## Provided data
::::::::::
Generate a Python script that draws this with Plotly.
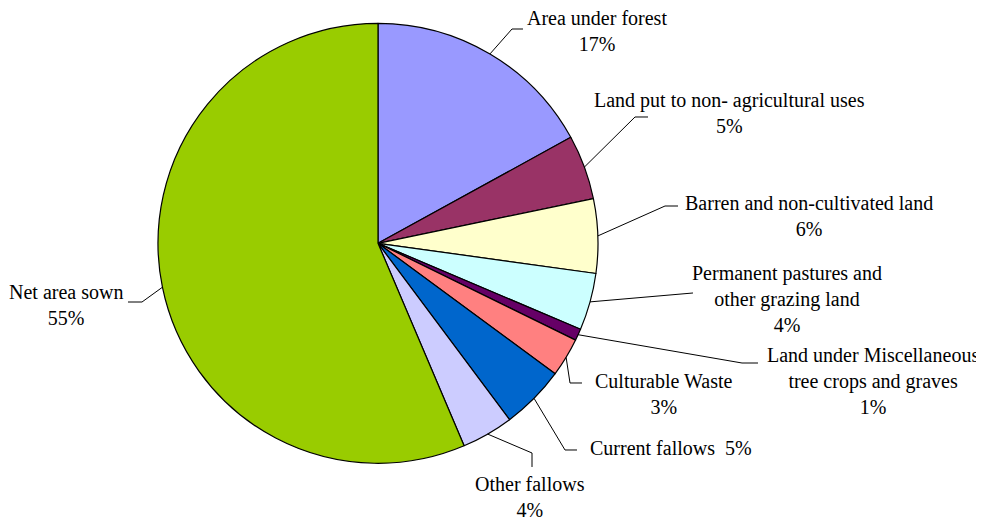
import math
import plotly.graph_objects as go

# ---- data ----
categories = [
    "Area under forest",
    "Land put to non- agricultural uses",
    "Barren and non-cultivated land",
    "Permanent pastures and other grazing land",
    "Land under Miscellaneous tree crops and graves",
    "Culturable Waste",
    "Current fallows",
    "Other fallows",
    "Net area sown",
]
values = [17.0, 4.74, 5.45, 4.2, 0.86, 2.85, 4.7, 3.8, 56.4]
pct_labels = ["17%", "5%", "6%", "4%", "1%", "3%", "5%", "4%", "55%"]
label_text = [
    "Area under forest<br>{p}",
    "Land put to non- agricultural uses<br>{p}",
    "Barren and non-cultivated land<br>{p}",
    "Permanent pastures and<br>other grazing land<br>{p}",
    "Land under Miscellaneous<br>tree crops and graves<br>{p}",
    "Culturable Waste<br>{p}",
    "Current fallows  {p}",
    "Other fallows<br>{p}",
    "Net area sown<br>{p}",
]
colors = ["#9999FF", "#993366", "#FFFFCC", "#CCFFFF", "#660066",
          "#FF8080", "#0066CC", "#CCCCFF", "#99CC00"]

# ---- layout (window pixels) ----
OFF = 8                      # default page margin around the plot
W, H = 984 - OFF, 520 - OFF  # figure size so it fills the window
CX, CY, R = 378, 243.3, 220
# label block centres and leader elbow/end points, in window pixels
label_pos = [(597, 31), (729, 113), (809, 216), (787, 299), (873, 381),
             (664, 394), (671, 448), (530, 497), (66, 305)]
leader_pts = [
    [(512, 29), (523, 29)],
    [(635, 117), (648, 117)],
    [(665, 206), (678, 206)],
    [(693, 293)],
    [(742, 363), (758, 363)],
    [(570, 383), (582, 383)],
    [(565, 450), (577, 450)],
    [(532, 453), (532, 467)],
    [(142, 302), (128, 302)],
]

def px(x):
    return (x - OFF) / W

def py(y):
    return 1 - (y - OFF) / H

FONT = dict(family="Liberation Serif, Times New Roman, serif", size=20, color="#000000")

fig = go.Figure(go.Pie(
    labels=categories,
    values=values,
    sort=False,
    direction="clockwise",
    rotation=0,
    marker=dict(colors=colors, line=dict(color="#000000", width=1.2)),
    textinfo="none",
    showlegend=False,
    domain=dict(x=[px(CX - R), px(CX + R)], y=[py(CY + R), py(CY - R)]),
))

total = sum(values)
cum = 0.0
shapes = []
annotations = []
for i, v in enumerate(values):
    mid = (cum + v / 2) / total * 2 * math.pi
    cum += v
    sx = CX + R * math.sin(mid)
    sy = CY - R * math.cos(mid)
    pts = [(sx, sy)] + leader_pts[i]
    path = "M " + " L ".join(f"{px(x):.5f},{py(y):.5f}" for x, y in pts)
    shapes.append(dict(type="path", xref="paper", yref="paper", path=path,
                       line=dict(color="#000000", width=1)))
    lx, ly = label_pos[i]
    annotations.append(dict(
        x=px(lx), y=py(ly), xref="paper", yref="paper",
        text=label_text[i].format(p=pct_labels[i]),
        showarrow=False, xanchor="center", yanchor="middle", align="center",
        font=FONT,
    ))

fig.update_layout(
    width=W, height=H,
    margin=dict(l=0, r=0, t=0, b=0),
    paper_bgcolor="white", plot_bgcolor="white",
    shapes=shapes, annotations=annotations,
)

fig.write_html("out.html")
::::::::::
## Work to complete
Only lines belong in the copy: transcribe those from the start of the data through the line that contains "import plotly.graph_objects as go", and skip the pictures.

## Expected answer
Generate a Python script that draws this with Plotly.
import math
import plotly.graph_objects as go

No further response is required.